Last September, Justice Simon Noel eased his bail conditions, ending his phone monitoring, mail, curfew, in-and-outside home video surveillance, and requirement that visitors need official approval. He must still wear a GPS monitor, report in weekly, and travel unsupervised only in the Ottawa area.
Two Hopeful Signs
In October, the Federal Court of Canada annulled Adil Charkaoui’s security certificate, another bogusly targeted victim. Arrested but not charged in 2003, he was kept under draconian house arrest for nearly two years, then very restrictive bail conditions until February 20, 2009. On March 24, 2010, he sued the federal government for $24.5 million in damages to restore his lost reputation. The case against him was never disclosed.
In December 2009, the Federal Court voided Hassan Almrei’s security certificate, Justice Richard Mosley stating:
Having considered all the information and other evidence presented to the Court, I am satisfied that Hassan Almrei has not engaged in terrorism and is not and was not a member of an organization that there are reasonable grounds to believe has, does or will engage in terrorism. I find that there are no reasonable grounds to believe that (he’s) a danger to the security of Canada (so) find the the certificate is not reasonable and must be quashed.”
Final Comments
On April 1, the Ottawa Citizen’s Mohammed Adam headlined, “Harkat terror case takes a serious hit,” saying:
“US report says his reputed al-Qaeda associate (Abu Zubaydah) actually had no ties to the terrorist group.”
Writing in the Los Angeles Times on April 30, his co-counsel, Joseph Margulies, assistant director of Northwestern School of Law’s Roderick MacArthur Justice Center, detailed what he endured, appalling torture from the time of his 2002 arrest in Pakistan – how America treats alleged terrorists, inflicting enough pain to force confessions, then saying they came voluntarily to convict.
The Bush administration called him a senior Al Qaeda figure, George Bush saying he was one of their “top three leaders (and) chief of operations.”
“First, they beat him.
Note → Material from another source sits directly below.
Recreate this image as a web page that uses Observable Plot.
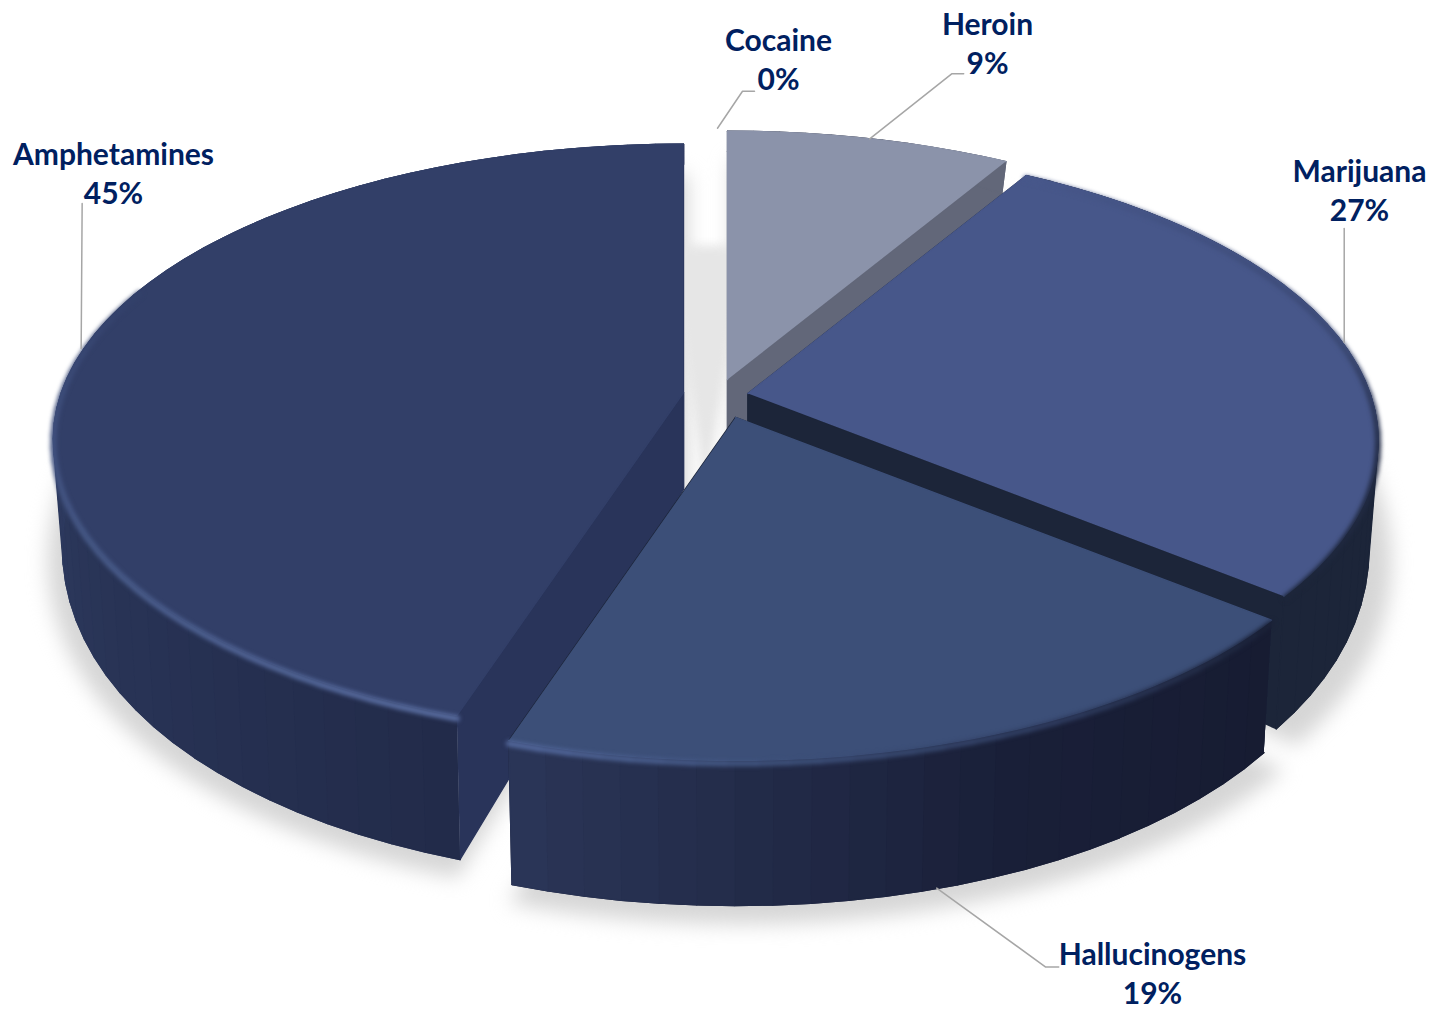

As authorized by the Justice Department and confirmed by the Red Cross, they wrapped a collar around his neck and smashed him over and over against a wall. They forced his body into a tiny, pitch-dark box and left him for hours. They stripped him naked and suspended him from hooks in the ceiling. They kept him awake for days.”
Then they waterboarded him 83 times — the procedure inducing suffocation and panic. CIA torturers ordered him wrung dry, perhaps taking him to the brink of death and back, what was done repeatedly to Khalid Sheikh Mohammed in Afghanistan and at Guantanamo, the bogusly charged 9/11 mastermind who endured intense torture over an extended period, effectively turning him to mush and getting him to say anything to stop the pain.
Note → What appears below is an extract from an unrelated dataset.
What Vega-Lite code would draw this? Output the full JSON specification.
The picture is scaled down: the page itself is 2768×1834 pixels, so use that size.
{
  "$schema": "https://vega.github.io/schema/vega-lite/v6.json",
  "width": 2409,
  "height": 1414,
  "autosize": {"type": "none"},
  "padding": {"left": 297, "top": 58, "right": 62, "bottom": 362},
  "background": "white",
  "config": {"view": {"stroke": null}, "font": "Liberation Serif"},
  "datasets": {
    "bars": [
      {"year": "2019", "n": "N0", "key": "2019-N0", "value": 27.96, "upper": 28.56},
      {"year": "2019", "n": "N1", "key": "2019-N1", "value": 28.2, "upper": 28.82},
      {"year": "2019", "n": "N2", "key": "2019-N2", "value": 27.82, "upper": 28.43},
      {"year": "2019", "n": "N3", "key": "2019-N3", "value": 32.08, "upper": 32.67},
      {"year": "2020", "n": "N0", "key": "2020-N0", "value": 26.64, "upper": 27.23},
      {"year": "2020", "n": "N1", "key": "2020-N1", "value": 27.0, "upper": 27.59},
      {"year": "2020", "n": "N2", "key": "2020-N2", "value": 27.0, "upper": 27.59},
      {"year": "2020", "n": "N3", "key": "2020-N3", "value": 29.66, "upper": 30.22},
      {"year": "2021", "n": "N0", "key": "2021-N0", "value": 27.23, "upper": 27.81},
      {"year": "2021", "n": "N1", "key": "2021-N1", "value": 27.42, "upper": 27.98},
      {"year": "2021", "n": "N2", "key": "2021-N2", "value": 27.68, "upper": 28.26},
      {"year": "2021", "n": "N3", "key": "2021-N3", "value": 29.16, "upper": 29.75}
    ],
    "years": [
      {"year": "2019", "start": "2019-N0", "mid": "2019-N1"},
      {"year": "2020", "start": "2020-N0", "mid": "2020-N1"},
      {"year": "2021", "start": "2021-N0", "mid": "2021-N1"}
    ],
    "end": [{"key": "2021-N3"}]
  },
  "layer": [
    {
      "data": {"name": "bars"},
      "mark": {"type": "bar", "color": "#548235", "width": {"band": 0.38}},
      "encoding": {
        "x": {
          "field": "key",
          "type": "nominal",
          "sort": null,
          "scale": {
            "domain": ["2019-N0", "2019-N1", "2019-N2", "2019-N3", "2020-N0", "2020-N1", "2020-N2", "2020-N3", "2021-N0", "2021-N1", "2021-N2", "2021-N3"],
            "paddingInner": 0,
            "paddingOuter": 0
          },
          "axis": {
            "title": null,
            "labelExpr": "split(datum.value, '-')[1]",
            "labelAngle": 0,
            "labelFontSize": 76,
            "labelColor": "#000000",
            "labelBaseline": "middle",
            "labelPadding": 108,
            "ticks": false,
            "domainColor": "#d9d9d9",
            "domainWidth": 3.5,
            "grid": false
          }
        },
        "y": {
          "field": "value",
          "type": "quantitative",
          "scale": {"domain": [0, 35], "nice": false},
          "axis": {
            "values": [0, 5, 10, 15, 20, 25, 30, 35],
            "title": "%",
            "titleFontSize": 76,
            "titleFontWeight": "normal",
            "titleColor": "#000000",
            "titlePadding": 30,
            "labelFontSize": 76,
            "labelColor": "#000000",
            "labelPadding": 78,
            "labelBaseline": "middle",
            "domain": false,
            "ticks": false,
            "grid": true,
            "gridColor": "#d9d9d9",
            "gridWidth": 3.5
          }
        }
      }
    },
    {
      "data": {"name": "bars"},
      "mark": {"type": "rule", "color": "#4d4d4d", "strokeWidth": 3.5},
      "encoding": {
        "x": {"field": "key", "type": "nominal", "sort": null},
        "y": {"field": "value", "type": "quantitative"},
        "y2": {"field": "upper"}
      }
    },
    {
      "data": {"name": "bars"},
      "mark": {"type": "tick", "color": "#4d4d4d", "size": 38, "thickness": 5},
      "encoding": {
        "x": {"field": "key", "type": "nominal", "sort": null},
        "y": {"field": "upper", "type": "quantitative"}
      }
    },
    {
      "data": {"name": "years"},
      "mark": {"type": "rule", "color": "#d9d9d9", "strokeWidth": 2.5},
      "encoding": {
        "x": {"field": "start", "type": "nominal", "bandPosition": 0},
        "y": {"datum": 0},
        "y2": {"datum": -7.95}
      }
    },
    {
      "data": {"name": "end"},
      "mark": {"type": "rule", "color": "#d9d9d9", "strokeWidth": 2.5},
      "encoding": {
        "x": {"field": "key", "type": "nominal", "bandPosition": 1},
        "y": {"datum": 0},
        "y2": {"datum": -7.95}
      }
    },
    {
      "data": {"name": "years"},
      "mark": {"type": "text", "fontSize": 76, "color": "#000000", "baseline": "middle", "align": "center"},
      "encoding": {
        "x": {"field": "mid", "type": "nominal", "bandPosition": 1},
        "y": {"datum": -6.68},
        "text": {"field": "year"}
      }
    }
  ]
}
In Zubaydah’s case, he “was nothing like what the president believed. He was never Al Qaeda,” journalist Ron Suskind asserted in his 2006 book, “The One Percent Doctrine”, the first to describe him as “a minor logistics man, a travel agent,” a man the Justice Department later admitted in an April 2010 court filing had no “direct role in or advance knowledge of the terrorist attacks of September 11, 2001,” nor was he an Al Qaeda member or “formally” identified with the organization.
Yet the Obama administration still detains him, claiming he “supported enemy forces and participated in hostilities (and) facilitat(ed) the retreat and escape of enemy forces” after America’s 2001 Afghanistan invasion, charges as bogus as about Al Qaeda and his involvement in 9/11.
Detained or free, he sustained permanent damage. “Abu Zubaydah paid with his mind” and more. “Today, he suffers blinding headaches and has permanent brain damage. He has an excruciating sensitivity to sounds, hearing what others do not. The slightest noise drives him nearly insane. In the last two years alone, he has experienced about 200 seizures.”
He can’t remember his mother’s face or father’s name. His humanity was willfully destroyed, the same fate many others endured — Khalid Sheikh Mohammed, Jose Padilla, and Aafia Siddiqui three of the most prominent.
One of Harkat’s lawyers, Norm Boxall, called the new Zubaydah information significant, saying it destroys a key part of the government’s case. Zubayah’s attorney, Brent Mickum, said the:
government’s accounts frequently have been at variance with the actual facts, and the government has been loath to provide the facts until forced to do so.” Then after gotten through discovery, “it realized that the game was over and there was no way it could support the Bush administration’s baseless allegations.
Canadian government lawyers have the information, but so far haven’t commented on how it impacts their case or what’s next.
Harkat’s lawyers called it another plus for their client, saying it “follow(ed) the February release from US custody of Hadje Wazir, a Harkat associate whom CSIS has characterized as Osama bin Laden’s ‘money handler.’ Last year, the case was rocked by the revelation that three CSIS witnesses failed to reveal that a key informant failed a lie-detector test.”
Yet CSIS claims Harkat was a Zubayah “intermediary,” even though it’s untrue, and he denied in federal court in 2004 that he ever met or knew him.
“The new information came to light in court the same day that defence (sic) lawyer, Matt Webber, blasted the credibility of CSIS, accusing it of ‘egregious breaches’ of Harkat’s rights that bring into question the administration of justice,” citing numerous abuses including: “violation of solicitor-client privilege; unlawful detention; destruction of documents and unlawful search; and seizure of documents,” calling all of them “profound,” showing Canadian justice is just as tainted, shameful, odious, and reprehensible as America’s.
Nonetheless, Harkat’s struggle continues. Closing arguments in his security certificate hearing are scheduled from May 31-June 3 at the Supreme Court of Canada Building, 301 Wellington Street, East Courtroom in Ottawa, beginning at 10AM. It may be months before a final decision is announced.